> **MATERIAL**
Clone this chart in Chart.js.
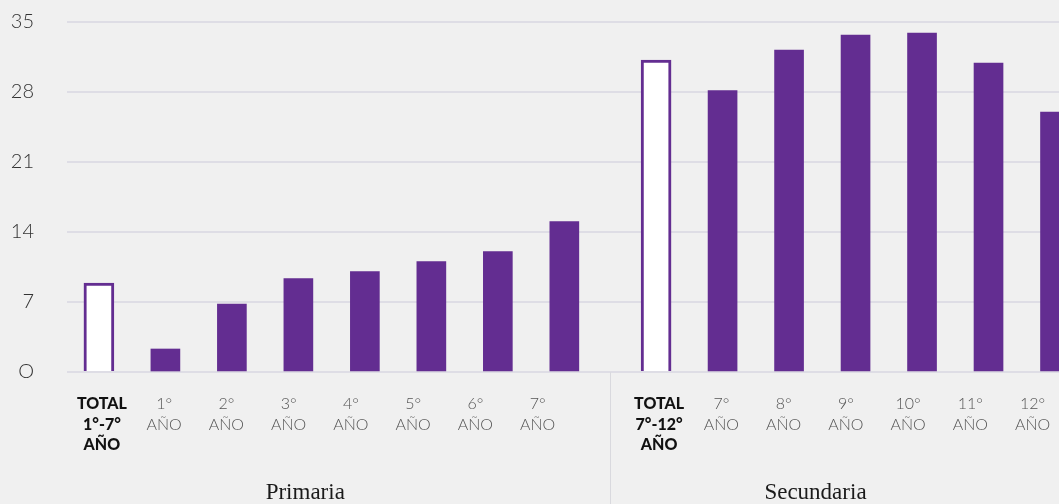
<!DOCTYPE html>
<html>
<head>
<meta charset="utf-8">
<script src="https://cdn.jsdelivr.net/npm/chart.js@4"></script>
<style>
  html, body { margin: 0; padding: 0; background: #f0f0f0; overflow: hidden; }
  #wrap { position: relative; width: 1059px; height: 504px; }
</style>
</head>
<body>
<div id="wrap"><canvas id="myChart"></canvas></div>
<script>
// data
const primariaLabels = [['TOTAL', '1°-7°', 'AÑO'], ['1°', 'AÑO'], ['2°', 'AÑO'], ['3°', 'AÑO'], ['4°', 'AÑO'], ['5°', 'AÑO'], ['6°', 'AÑO'], ['7°', 'AÑO']];
const secundariaLabels = [['TOTAL', '7°-12°', 'AÑO'], ['7°', 'AÑO'], ['8°', 'AÑO'], ['9°', 'AÑO'], ['10°', 'AÑO'], ['11°', 'AÑO'], ['12°', 'AÑO']];
const primariaTotal = 8.9;
const primariaValues = [2.3, 6.8, 9.35, 10.05, 11.05, 12.05, 15.05];
const secundariaTotal = 31.2;
const secundariaValues = [28.15, 32.2, 33.7, 33.9, 30.9, 26.0];
const groupTitles = ['Primaria', 'Secundaria'];
const yTicks = [0, 7, 14, 21, 28, 35];

const SEC_START = 8.38; // where the second group starts on the x scale
const purple = '#632d91';

const totals = [
  { x: 0, y: primariaTotal },
  { x: SEC_START, y: secundariaTotal },
];
const years = primariaValues.map((v, i) => ({ x: i + 1, y: v }))
  .concat(secundariaValues.map((v, i) => ({ x: SEC_START + i + 1, y: v })));

// x labels, divider and group titles
const labelsPlugin = {
  id: 'groupLabels',
  afterDraw(chart) {
    const ctx = chart.ctx;
    const xs = chart.scales.x;
    const area = chart.chartArea;
    const step = 62.25;
    const groups = [
      { start: 0, labels: primariaLabels },
      { start: SEC_START, labels: secundariaLabels },
    ];
    ctx.save();
    ctx.textAlign = 'center';
    ctx.textBaseline = 'middle';
    groups.forEach((g) => {
      const first = xs.getPixelForValue(g.start) + 3;
      g.labels.forEach((lines, i) => {
        const bold = lines[0] === 'TOTAL';
        ctx.font = bold ? '900 16px Lato' : '300 16px Lato';
        ctx.fillStyle = bold ? '#111' : '#555';
        lines.forEach((t, j) => {
          ctx.fillText(t, first + i * step, area.bottom + 32 + j * 20.5);
        });
      });
    });

    // divider between groups
    const divX = Math.round((xs.getPixelForValue(7) + xs.getPixelForValue(SEC_START)) / 2) + 0.5;
    ctx.strokeStyle = '#d9d9de';
    ctx.lineWidth = 1;
    ctx.beginPath();
    ctx.moveTo(divX, area.bottom);
    ctx.lineTo(divX, chart.height);
    ctx.stroke();

    ctx.font = '23px "Liberation Serif"';
    ctx.fillStyle = '#1a1a1a';
    ctx.textBaseline = 'alphabetic';
    ctx.fillText(groupTitles[0], divX / 2, 499);
    ctx.fillText(groupTitles[1], divX + 205, 499);
    ctx.restore();
  },
};

const ctx = document.getElementById('myChart').getContext('2d');
new Chart(ctx, {
  type: 'bar',
  data: {
    datasets: [
      {
        label: 'Total',
        data: totals,
        backgroundColor: '#ffffff',
        borderColor: purple,
        borderWidth: 3,
        barThickness: 30,
        grouped: false,
      },
      {
        label: 'Año',
        data: years,
        backgroundColor: purple,
        borderWidth: 0,
        barThickness: 29,
        grouped: false,
      },
    ],
  },
  options: {
    responsive: true,
    maintainAspectRatio: false,
    animation: false,
    layout: { padding: { top: 22, bottom: 132, left: 0, right: 0 } },
    plugins: {
      legend: { display: false },
      tooltip: { enabled: false },
    },
    scales: {
      x: {
        type: 'linear',
        display: false,
        offset: false,
        min: -0.48,
        max: 14.44,
      },
      y: {
        min: 0,
        max: 35,
        afterBuildTicks: (s) => { s.ticks = yTicks.map((v) => ({ value: v })); },
        afterFit: (s) => {
          s.width = 67;
          s.paddingTop = 0;
          s.paddingBottom = 0;
        },
        border: { display: false },
        grid: { color: '#dedde5', lineWidth: 2, drawTicks: false },
        ticks: {
          padding: 33,
          color: '#333',
          font: { family: 'Lato', size: 20, weight: 300 },
          callback: (v) => (v === 0 ? 'O' : v),
        },
      },
    },
  },
  plugins: [labelsPlugin],
});
</script>
</body>
</html>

> **WHAT IS BEING ASKED**
Leaving the pictures aside, transcribe the entire listing exactly.

> **REPLY TO THE EXERCISE**
Clone this chart in Chart.js.
<!DOCTYPE html>
<html>
<head>
<meta charset="utf-8">
<script src="https://cdn.jsdelivr.net/npm/chart.js@4"></script>
<style>
  html, body { margin: 0; padding: 0; background: #f0f0f0; overflow: hidden; }
  #wrap { position: relative; width: 1059px; height: 504px; }
</style>
</head>
<body>
<div id="wrap"><canvas id="myChart"></canvas></div>
<script>
// data
const primariaLabels = [['TOTAL', '1°-7°', 'AÑO'], ['1°', 'AÑO'], ['2°', 'AÑO'], ['3°', 'AÑO'], ['4°', 'AÑO'], ['5°', 'AÑO'], ['6°', 'AÑO'], ['7°', 'AÑO']];
const secundariaLabels = [['TOTAL', '7°-12°', 'AÑO'], ['7°', 'AÑO'], ['8°', 'AÑO'], ['9°', 'AÑO'], ['10°', 'AÑO'], ['11°', 'AÑO'], ['12°', 'AÑO']];
const primariaTotal = 8.9;
const primariaValues = [2.3, 6.8, 9.35, 10.05, 11.05, 12.05, 15.05];
const secundariaTotal = 31.2;
const secundariaValues = [28.15, 32.2, 33.7, 33.9, 30.9, 26.0];
const groupTitles = ['Primaria', 'Secundaria'];
const yTicks = [0, 7, 14, 21, 28, 35];

const SEC_START = 8.38; // where the second group starts on the x scale
const purple = '#632d91';

const totals = [
  { x: 0, y: primariaTotal },
  { x: SEC_START, y: secundariaTotal },
];
const years = primariaValues.map((v, i) => ({ x: i + 1, y: v }))
  .concat(secundariaValues.map((v, i) => ({ x: SEC_START + i + 1, y: v })));

// x labels, divider and group titles
const labelsPlugin = {
  id: 'groupLabels',
  afterDraw(chart) {
    const ctx = chart.ctx;
    const xs = chart.scales.x;
    const area = chart.chartArea;
    const step = 62.25;
    const groups = [
      { start: 0, labels: primariaLabels },
      { start: SEC_START, labels: secundariaLabels },
    ];
    ctx.save();
    ctx.textAlign = 'center';
    ctx.textBaseline = 'middle';
    groups.forEach((g) => {
      const first = xs.getPixelForValue(g.start) + 3;
      g.labels.forEach((lines, i) => {
        const bold = lines[0] === 'TOTAL';
        ctx.font = bold ? '900 16px Lato' : '300 16px Lato';
        ctx.fillStyle = bold ? '#111' : '#555';
        lines.forEach((t, j) => {
          ctx.fillText(t, first + i * step, area.bottom + 32 + j * 20.5);
        });
      });
    });

    // divider between groups
    const divX = Math.round((xs.getPixelForValue(7) + xs.getPixelForValue(SEC_START)) / 2) + 0.5;
    ctx.strokeStyle = '#d9d9de';
    ctx.lineWidth = 1;
    ctx.beginPath();
    ctx.moveTo(divX, area.bottom);
    ctx.lineTo(divX, chart.height);
    ctx.stroke();

    ctx.font = '23px "Liberation Serif"';
    ctx.fillStyle = '#1a1a1a';
    ctx.textBaseline = 'alphabetic';
    ctx.fillText(groupTitles[0], divX / 2, 499);
    ctx.fillText(groupTitles[1], divX + 205, 499);
    ctx.restore();
  },
};

const ctx = document.getElementById('myChart').getContext('2d');
new Chart(ctx, {
  type: 'bar',
  data: {
    datasets: [
      {
        label: 'Total',
        data: totals,
        backgroundColor: '#ffffff',
        borderColor: purple,
        borderWidth: 3,
        barThickness: 30,
        grouped: false,
      },
      {
        label: 'Año',
        data: years,
        backgroundColor: purple,
        borderWidth: 0,
        barThickness: 29,
        grouped: false,
      },
    ],
  },
  options: {
    responsive: true,
    maintainAspectRatio: false,
    animation: false,
    layout: { padding: { top: 22, bottom: 132, left: 0, right: 0 } },
    plugins: {
      legend: { display: false },
      tooltip: { enabled: false },
    },
    scales: {
      x: {
        type: 'linear',
        display: false,
        offset: false,
        min: -0.48,
        max: 14.44,
      },
      y: {
        min: 0,
        max: 35,
        afterBuildTicks: (s) => { s.ticks = yTicks.map((v) => ({ value: v })); },
        afterFit: (s) => {
          s.width = 67;
          s.paddingTop = 0;
          s.paddingBottom = 0;
        },
        border: { display: false },
        grid: { color: '#dedde5', lineWidth: 2, drawTicks: false },
        ticks: {
          padding: 33,
          color: '#333',
          font: { family: 'Lato', size: 20, weight: 300 },
          callback: (v) => (v === 0 ? 'O' : v),
        },
      },
    },
  },
  plugins: [labelsPlugin],
});
</script>
</body>
</html>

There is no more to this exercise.